When Macy’s closed, the space remained vacant for months as the retail giant first attempted to sell it, then auction it off. That could be a sign that Sears, which owns the portion of the building that houses its store, may also
have a difficult time selling as well. The longer the space sits empty, the more difficult it will be for the mall to rebound.
“The probability the mall will close is increased by the loss of its last anchor store,” Gnuschke said. “The mall may be able to sustain itself with a non-anchor strategy depending on the mall’s financial strength and its ability to maintain or grow its customer base. But keeping the mall open has just gotten harder for its owners.”
Spokespeople for Southland Mall and Spinoso Real Estate Group did not respond to requests for comment.
At Wolfchase Galleria in Cordova, the loss of Sears is less of a blow because it still has three other anchors in Macy’s, JCPenney and Dillard’s. Wolfchase also has fast fashion retailers like Forever 21, Charlotte Russe and H&M, which have not set up shop at Southland Mall.
Still that doesn’t mean that Wolfchase won’t have to come up with a strategy to fill the space.
“The impact of the Sears closure will be more devastating for Southland but the closures are serious for both malls,” Gnuschke said.
Future of Southland Mall needs creative thinking
It’s not clear what will replace Sears at either mall but Simon Property Group, which owns Wolfchase Galleria, has been experimenting with replacing shuttered Sears stores with restaurants, hotels, residential spaces and fitness centers.
If Southland Mall can do the same, that could mean a vibrant future, said Shawn Massey, of The Shopping Center Group.

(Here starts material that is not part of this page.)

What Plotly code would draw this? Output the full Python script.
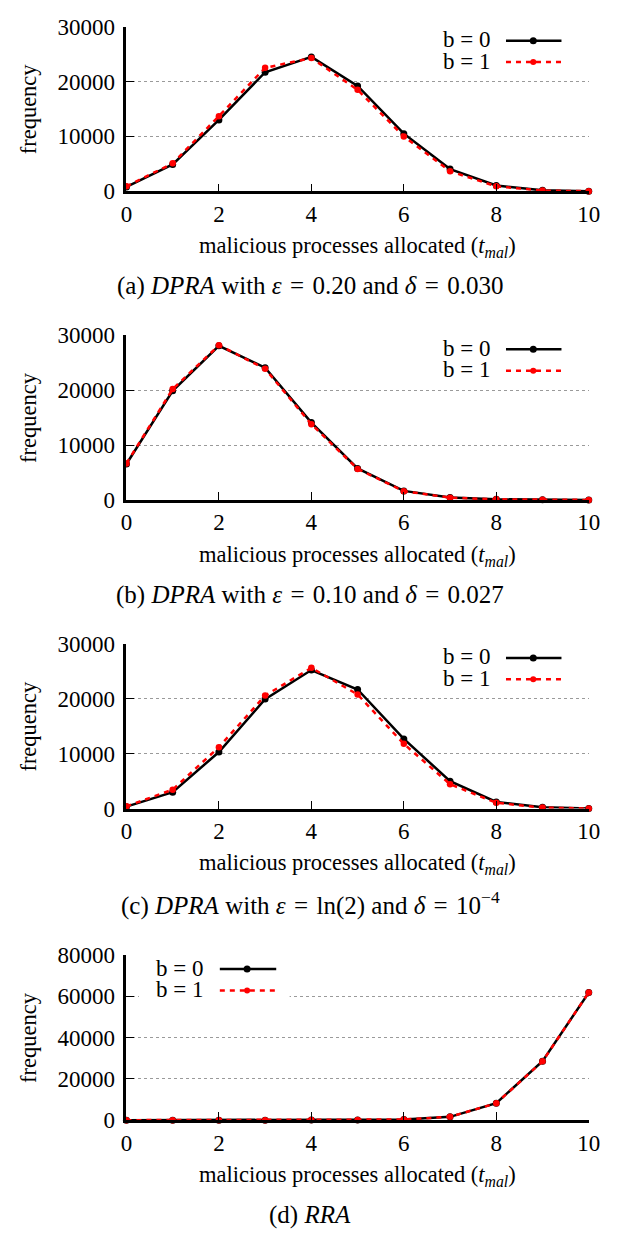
import plotly.graph_objects as go

# ---------------- data ----------------
t_mal = [0, 1, 2, 3, 4, 5, 6, 7, 8, 9, 10]
x_ticks = [0, 2, 4, 6, 8, 10]

a_b0 = [800, 4900, 13000, 21700, 24500, 19200, 10500, 4050, 1050, 200, 30]
a_b1 = [900, 5100, 13700, 22500, 24300, 18500, 10000, 3650, 900, 130, 20]
b_b0 = [6550, 19900, 28100, 24100, 14100, 5750, 1650, 450, 120, 20, 5]
b_b1 = [6650, 20200, 28200, 23900, 13800, 5650, 1600, 420, 110, 15, 5]
c_b0 = [350, 3000, 10300, 19950, 25250, 21700, 12700, 5000, 1200, 250, 20]
c_b1 = [420, 3450, 11200, 20600, 25650, 20800, 11800, 4450, 1050, 180, 20]
d_b0 = [0, 0, 0, 5, 20, 80, 300, 1600, 8250, 28600, 61800]
d_b1 = [0, 0, 0, 5, 20, 80, 310, 1620, 8200, 28500, 61900]

series_names = ["b = 0", "b = 1"]
y_max = [30000, 30000, 30000, 80000]
y_step = [10000, 10000, 10000, 20000]
SP = "\u2004"
captions = [
    f"(a) <i>DPRA</i> with <i>ε</i>{SP}={SP}0.20 and <i>δ</i>{SP}={SP}0.030",
    f"(b) <i>DPRA</i> with <i>ε</i>{SP}={SP}0.10 and <i>δ</i>{SP}={SP}0.027",
    f"(c) <i>DPRA</i> with <i>ε</i>{SP}={SP}ln(2) and <i>δ</i>{SP}={SP}10<sup>−4</sup>",
    "(d) <i>RRA</i>",
]
x_title = "malicious processes allocated (<i>t</i><sub><i>mal</i></sub>)"
y_title = "frequency"

panels = [(a_b0, a_b1), (b_b0, b_b1), (c_b0, c_b1), (d_b0, d_b1)]

W, H = 626, 1238
X_L, X_R = 124, 600
tops = [15, 330, 645, 962.5]
bots = [183, 498, 813, 1131]
FONT = "Liberation Serif"
FS = 23

def py(p):
    return 1 - p / H

fig = go.Figure()
shapes = []
annotations = []

for i, (s0, s1) in enumerate(panels):
    n = "" if i == 0 else str(i + 1)
    xa, ya = "x" + n, "y" + n
    fig.add_trace(go.Scatter(
        x=t_mal, y=s0, name=series_names[0], mode="lines+markers",
        line=dict(color="black", width=2.5),
        marker=dict(color="black", size=7, symbol="circle"),
        xaxis=xa, yaxis=ya, showlegend=False, cliponaxis=False))
    fig.add_trace(go.Scatter(
        x=t_mal, y=s1, name=series_names[1], mode="lines+markers",
        line=dict(color="#ff0000", width=2.5, dash="5px,5px"),
        marker=dict(color="#ff0000", size=6.5, symbol="circle"),
        xaxis=xa, yaxis=ya, showlegend=False, cliponaxis=False))

    common_axis = dict(
        showline=True, linecolor="black", linewidth=2.5, mirror=False,
        ticks="inside", ticklen=8, tickwidth=1.2, tickcolor="black",
        zeroline=False,
        tickfont=dict(family=FONT, size=FS, color="black"),
    )
    fig.update_layout(**{
        ("xaxis" + n): dict(
            domain=[X_L / W, X_R / W], anchor=ya, range=[0, 10],
            tickmode="array", tickvals=x_ticks, showgrid=False,
            ticklabelstandoff=0, **common_axis),
        ("yaxis" + n): dict(
            domain=[py(bots[i]), py(tops[i])], anchor=xa,
            range=[0, y_max[i]], tickmode="linear", tick0=0, dtick=y_step[i],
            tickformat="d", showgrid=True, gridcolor="#9a9a9a", gridwidth=1,
            griddash="dot", ticklabelstandoff=4, **common_axis),
    })

    xd, yd = xa + " domain", ya + " domain"
    if i < 3:
        box = (0.645, 0.975)
        txt_r = 0.790
        ln = (0.821, 0.941)
        mk = 0.880
    else:
        box = (0.027, 0.353)
        txt_r = 0.170
        ln = (0.202, 0.324)
        mk = 0.261
    rows = (0.915, 0.785)
    shapes.append(dict(type="rect", xref=xd, yref=yd, x0=box[0], x1=box[1],
                       y0=0.70, y1=0.98, fillcolor="white",
                       line=dict(width=0), layer="above"))
    styles = [dict(color="black", width=2.5), dict(color="#ff0000", width=2.5, dash="5px,5px")]
    rad = [3.5, 3.0]
    mcol = ["black", "#ff0000"]
    for k in range(2):
        shapes.append(dict(type="line", xref=xd, yref=yd, x0=ln[0], x1=ln[1],
                           y0=rows[k], y1=rows[k], line=styles[k], layer="above"))
        shapes.append(dict(type="circle", xref=xd, yref=yd,
                           xsizemode="pixel", ysizemode="pixel",
                           xanchor=mk, yanchor=rows[k],
                           x0=-rad[k], x1=rad[k], y0=-rad[k], y1=rad[k],
                           fillcolor=mcol[k], line=dict(width=0), layer="above"))
        annotations.append(dict(text=series_names[k], xref=xd, yref=yd,
                                x=txt_r, y=rows[k], xanchor="right", yanchor="middle",
                                showarrow=False, yshift=1,
                                font=dict(family=FONT, size=23, color="black")))

    annotations.append(dict(text=x_title, xref="paper", yref="paper",
                            x=(X_L + X_R) / 2 / W, y=py(bots[i] + 57),
                            xanchor="center", yanchor="middle", showarrow=False,
                            font=dict(family=FONT, size=22.5, color="black")))
    annotations.append(dict(text=y_title, xref="paper", yref="paper",
                            x=23 / W, y=py((tops[i] + bots[i]) / 2),
                            xanchor="center", yanchor="middle", textangle=-90,
                            showarrow=False,
                            font=dict(family=FONT, size=22.5, color="black")))
    annotations.append(dict(text=captions[i], xref="paper", yref="paper",
                            x=313 / W, y=py(bots[i] + 97),
                            xanchor="center", yanchor="middle", showarrow=False,
                            font=dict(family=FONT, size=25, color="black")))

fig.update_layout(
    width=W, height=H, margin=dict(l=0, r=0, t=0, b=0),
    paper_bgcolor="white", plot_bgcolor="white",
    shapes=shapes, annotations=annotations, showlegend=False,
    font=dict(family=FONT, size=FS, color="black"),
)

fig.write_html(
    "out.html", config={"displayModeBar": False},
    post_script=("document.documentElement.style.margin='0px';"
                 "document.body.style.margin='0px';"
                 "document.body.style.padding='0px';"
                 "document.documentElement.style.overflow='hidden';"
                 "document.body.style.overflow='hidden';"))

“I am actually more excited about the potential for Sears store to be reimagined in Whitehaven than Wolfchase,” Massey said. “I think that an irrelevant retailer who no longer serves the customer located on one of the best corners in Whitehaven can be reimagined into something else.”
Massey’s company isn’t involved in the effort to find a replacement for the Sears. However, he said a creative developer could find a solution that solidifies the future of the Whitehaven mall. He points to examples of malls that have transformed Sears locations into affordable housing options that bring new residents into the area and can often mean a boost for the mall.
There is one space however that Massey sees as a possibility for new retail: What is now the Sears Auto Center at the corner of East Shelby Drive and Elvis Presley Boulevard “would make a great restaurant or retailer location,” Massey said.
“I do not believe there are any current plans but... a progressive developer who is willing to listen the community residents could really make an incredible project come to life,” Massey added. “It needs a visionary and a team to make it happen.”